**What you have to do**
Write out, word for word, only the data from its first line to the line containing "ax.axis('off')".

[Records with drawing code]
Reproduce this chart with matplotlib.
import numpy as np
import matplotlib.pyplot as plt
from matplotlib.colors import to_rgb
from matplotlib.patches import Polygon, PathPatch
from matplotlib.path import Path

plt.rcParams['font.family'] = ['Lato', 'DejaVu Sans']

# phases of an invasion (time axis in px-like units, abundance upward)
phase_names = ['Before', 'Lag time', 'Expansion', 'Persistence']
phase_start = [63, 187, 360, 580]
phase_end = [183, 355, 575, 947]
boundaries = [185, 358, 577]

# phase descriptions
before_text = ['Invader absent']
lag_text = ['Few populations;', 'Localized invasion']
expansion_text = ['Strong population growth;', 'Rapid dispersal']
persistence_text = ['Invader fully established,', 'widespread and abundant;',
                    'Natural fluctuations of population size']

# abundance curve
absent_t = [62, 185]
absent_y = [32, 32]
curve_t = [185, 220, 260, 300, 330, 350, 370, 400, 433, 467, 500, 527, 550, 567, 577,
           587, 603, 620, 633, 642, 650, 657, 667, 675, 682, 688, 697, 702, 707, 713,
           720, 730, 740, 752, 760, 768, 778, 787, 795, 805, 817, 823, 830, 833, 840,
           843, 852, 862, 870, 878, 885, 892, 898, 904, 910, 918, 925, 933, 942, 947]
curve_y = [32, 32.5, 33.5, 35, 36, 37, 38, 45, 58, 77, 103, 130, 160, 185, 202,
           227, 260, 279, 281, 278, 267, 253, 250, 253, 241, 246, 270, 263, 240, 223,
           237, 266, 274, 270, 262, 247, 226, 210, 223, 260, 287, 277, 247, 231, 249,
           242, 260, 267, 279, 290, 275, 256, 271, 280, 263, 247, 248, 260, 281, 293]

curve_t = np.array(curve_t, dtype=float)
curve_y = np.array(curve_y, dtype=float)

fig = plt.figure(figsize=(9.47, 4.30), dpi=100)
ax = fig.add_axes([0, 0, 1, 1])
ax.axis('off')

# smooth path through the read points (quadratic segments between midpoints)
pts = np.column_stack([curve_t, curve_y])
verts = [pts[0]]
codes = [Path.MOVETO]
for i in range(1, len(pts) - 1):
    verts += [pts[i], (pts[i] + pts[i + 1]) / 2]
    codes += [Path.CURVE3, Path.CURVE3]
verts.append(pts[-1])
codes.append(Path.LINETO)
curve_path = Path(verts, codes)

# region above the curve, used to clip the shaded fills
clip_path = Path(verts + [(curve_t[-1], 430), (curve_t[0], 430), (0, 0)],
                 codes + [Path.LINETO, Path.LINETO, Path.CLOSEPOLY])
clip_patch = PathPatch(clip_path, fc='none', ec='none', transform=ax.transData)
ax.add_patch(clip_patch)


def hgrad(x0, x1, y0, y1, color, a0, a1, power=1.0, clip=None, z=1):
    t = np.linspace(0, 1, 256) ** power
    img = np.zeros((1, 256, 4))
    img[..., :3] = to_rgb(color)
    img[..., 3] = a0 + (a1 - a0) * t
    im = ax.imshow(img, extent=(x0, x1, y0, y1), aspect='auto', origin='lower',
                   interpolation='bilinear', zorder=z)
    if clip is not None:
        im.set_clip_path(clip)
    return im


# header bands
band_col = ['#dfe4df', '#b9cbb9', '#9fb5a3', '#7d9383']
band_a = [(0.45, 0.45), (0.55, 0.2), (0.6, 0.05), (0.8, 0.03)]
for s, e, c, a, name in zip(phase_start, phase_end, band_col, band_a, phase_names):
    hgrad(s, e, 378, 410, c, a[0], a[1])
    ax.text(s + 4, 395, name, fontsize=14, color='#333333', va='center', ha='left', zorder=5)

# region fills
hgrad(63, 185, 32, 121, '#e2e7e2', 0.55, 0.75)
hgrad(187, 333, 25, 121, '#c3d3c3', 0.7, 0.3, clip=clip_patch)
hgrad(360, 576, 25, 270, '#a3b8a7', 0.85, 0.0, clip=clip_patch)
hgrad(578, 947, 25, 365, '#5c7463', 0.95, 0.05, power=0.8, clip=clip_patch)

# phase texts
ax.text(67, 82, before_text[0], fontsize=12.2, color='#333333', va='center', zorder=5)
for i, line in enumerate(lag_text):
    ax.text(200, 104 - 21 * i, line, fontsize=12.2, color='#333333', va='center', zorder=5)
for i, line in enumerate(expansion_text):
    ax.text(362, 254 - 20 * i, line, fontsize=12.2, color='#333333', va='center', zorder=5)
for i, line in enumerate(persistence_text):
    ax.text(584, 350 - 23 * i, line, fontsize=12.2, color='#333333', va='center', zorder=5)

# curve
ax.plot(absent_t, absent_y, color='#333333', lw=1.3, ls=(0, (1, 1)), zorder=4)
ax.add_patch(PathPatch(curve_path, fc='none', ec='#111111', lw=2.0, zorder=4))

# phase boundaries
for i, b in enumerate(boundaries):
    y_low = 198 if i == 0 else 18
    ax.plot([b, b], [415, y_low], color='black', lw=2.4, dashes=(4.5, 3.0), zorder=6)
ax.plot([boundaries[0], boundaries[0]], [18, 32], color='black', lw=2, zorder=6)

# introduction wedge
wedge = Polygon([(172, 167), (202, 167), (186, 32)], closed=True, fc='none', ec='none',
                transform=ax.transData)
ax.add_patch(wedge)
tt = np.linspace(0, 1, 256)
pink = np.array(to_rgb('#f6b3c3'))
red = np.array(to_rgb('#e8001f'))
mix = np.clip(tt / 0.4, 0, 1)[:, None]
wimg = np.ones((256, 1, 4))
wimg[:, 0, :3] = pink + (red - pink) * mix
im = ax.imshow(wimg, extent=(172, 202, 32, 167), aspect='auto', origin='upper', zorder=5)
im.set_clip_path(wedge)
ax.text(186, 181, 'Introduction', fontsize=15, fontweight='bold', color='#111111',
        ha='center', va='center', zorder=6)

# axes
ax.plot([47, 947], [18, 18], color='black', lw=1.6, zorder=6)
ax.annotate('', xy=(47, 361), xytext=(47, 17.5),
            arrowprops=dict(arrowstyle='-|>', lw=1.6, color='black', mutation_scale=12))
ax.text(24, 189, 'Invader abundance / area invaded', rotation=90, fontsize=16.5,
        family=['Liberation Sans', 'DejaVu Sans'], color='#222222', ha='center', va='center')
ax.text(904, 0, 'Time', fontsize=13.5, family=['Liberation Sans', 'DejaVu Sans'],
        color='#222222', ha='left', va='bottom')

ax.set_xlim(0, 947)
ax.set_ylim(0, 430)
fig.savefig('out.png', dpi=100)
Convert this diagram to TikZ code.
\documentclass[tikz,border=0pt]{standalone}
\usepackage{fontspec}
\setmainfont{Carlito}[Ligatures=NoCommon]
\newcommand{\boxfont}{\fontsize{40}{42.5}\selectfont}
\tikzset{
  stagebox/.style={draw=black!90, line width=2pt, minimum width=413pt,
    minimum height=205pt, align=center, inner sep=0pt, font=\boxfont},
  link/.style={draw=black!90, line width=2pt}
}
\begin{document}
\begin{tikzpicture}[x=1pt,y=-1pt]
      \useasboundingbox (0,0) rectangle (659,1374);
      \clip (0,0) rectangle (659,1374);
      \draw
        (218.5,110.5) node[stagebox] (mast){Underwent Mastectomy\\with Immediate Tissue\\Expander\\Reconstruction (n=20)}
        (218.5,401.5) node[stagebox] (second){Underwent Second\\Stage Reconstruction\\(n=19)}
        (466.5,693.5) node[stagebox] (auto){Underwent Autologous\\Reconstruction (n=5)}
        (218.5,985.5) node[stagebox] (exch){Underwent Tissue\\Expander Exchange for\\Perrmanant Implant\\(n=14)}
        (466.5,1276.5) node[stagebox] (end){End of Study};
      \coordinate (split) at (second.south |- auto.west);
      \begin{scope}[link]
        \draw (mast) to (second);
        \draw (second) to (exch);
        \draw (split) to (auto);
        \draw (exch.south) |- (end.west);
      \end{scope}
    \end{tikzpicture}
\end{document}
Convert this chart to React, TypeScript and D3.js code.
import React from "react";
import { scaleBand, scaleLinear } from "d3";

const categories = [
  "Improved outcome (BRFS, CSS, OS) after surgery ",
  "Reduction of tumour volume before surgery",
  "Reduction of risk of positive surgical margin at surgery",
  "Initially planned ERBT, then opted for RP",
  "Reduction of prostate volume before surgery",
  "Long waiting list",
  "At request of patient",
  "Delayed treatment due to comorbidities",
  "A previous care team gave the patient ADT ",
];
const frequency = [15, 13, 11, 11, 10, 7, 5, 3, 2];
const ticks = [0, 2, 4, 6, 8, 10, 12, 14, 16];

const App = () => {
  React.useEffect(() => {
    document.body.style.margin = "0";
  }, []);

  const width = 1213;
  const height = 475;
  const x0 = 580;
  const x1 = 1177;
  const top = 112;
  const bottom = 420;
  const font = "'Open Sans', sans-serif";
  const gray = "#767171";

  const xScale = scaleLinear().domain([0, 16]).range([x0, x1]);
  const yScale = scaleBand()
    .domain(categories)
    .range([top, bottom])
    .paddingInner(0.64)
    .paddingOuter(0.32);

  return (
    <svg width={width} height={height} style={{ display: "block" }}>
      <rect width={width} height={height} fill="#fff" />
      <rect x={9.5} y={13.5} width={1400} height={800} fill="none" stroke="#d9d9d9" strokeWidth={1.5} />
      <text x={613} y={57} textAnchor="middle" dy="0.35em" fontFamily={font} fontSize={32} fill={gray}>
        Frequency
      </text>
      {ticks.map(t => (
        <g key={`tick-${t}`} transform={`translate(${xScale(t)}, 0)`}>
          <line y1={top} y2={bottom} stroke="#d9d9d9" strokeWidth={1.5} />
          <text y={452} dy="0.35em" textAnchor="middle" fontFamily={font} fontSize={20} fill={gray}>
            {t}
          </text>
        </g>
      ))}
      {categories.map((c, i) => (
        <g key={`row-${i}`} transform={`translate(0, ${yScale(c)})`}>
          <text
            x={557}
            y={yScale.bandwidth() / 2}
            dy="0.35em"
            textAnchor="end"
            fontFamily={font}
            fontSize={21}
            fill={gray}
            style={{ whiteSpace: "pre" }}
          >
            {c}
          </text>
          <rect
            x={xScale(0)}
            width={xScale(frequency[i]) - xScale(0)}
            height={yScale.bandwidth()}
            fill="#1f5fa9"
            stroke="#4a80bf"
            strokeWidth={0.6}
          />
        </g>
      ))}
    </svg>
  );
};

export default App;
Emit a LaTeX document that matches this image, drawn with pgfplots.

**Answer for the task**
Reproduce this chart with matplotlib.
import numpy as np
import matplotlib.pyplot as plt
from matplotlib.colors import to_rgb
from matplotlib.patches import Polygon, PathPatch
from matplotlib.path import Path

plt.rcParams['font.family'] = ['Lato', 'DejaVu Sans']

# phases of an invasion (time axis in px-like units, abundance upward)
phase_names = ['Before', 'Lag time', 'Expansion', 'Persistence']
phase_start = [63, 187, 360, 580]
phase_end = [183, 355, 575, 947]
boundaries = [185, 358, 577]

# phase descriptions
before_text = ['Invader absent']
lag_text = ['Few populations;', 'Localized invasion']
expansion_text = ['Strong population growth;', 'Rapid dispersal']
persistence_text = ['Invader fully established,', 'widespread and abundant;',
                    'Natural fluctuations of population size']

# abundance curve
absent_t = [62, 185]
absent_y = [32, 32]
curve_t = [185, 220, 260, 300, 330, 350, 370, 400, 433, 467, 500, 527, 550, 567, 577,
           587, 603, 620, 633, 642, 650, 657, 667, 675, 682, 688, 697, 702, 707, 713,
           720, 730, 740, 752, 760, 768, 778, 787, 795, 805, 817, 823, 830, 833, 840,
           843, 852, 862, 870, 878, 885, 892, 898, 904, 910, 918, 925, 933, 942, 947]
curve_y = [32, 32.5, 33.5, 35, 36, 37, 38, 45, 58, 77, 103, 130, 160, 185, 202,
           227, 260, 279, 281, 278, 267, 253, 250, 253, 241, 246, 270, 263, 240, 223,
           237, 266, 274, 270, 262, 247, 226, 210, 223, 260, 287, 277, 247, 231, 249,
           242, 260, 267, 279, 290, 275, 256, 271, 280, 263, 247, 248, 260, 281, 293]

curve_t = np.array(curve_t, dtype=float)
curve_y = np.array(curve_y, dtype=float)

fig = plt.figure(figsize=(9.47, 4.30), dpi=100)
ax = fig.add_axes([0, 0, 1, 1])
ax.axis('off')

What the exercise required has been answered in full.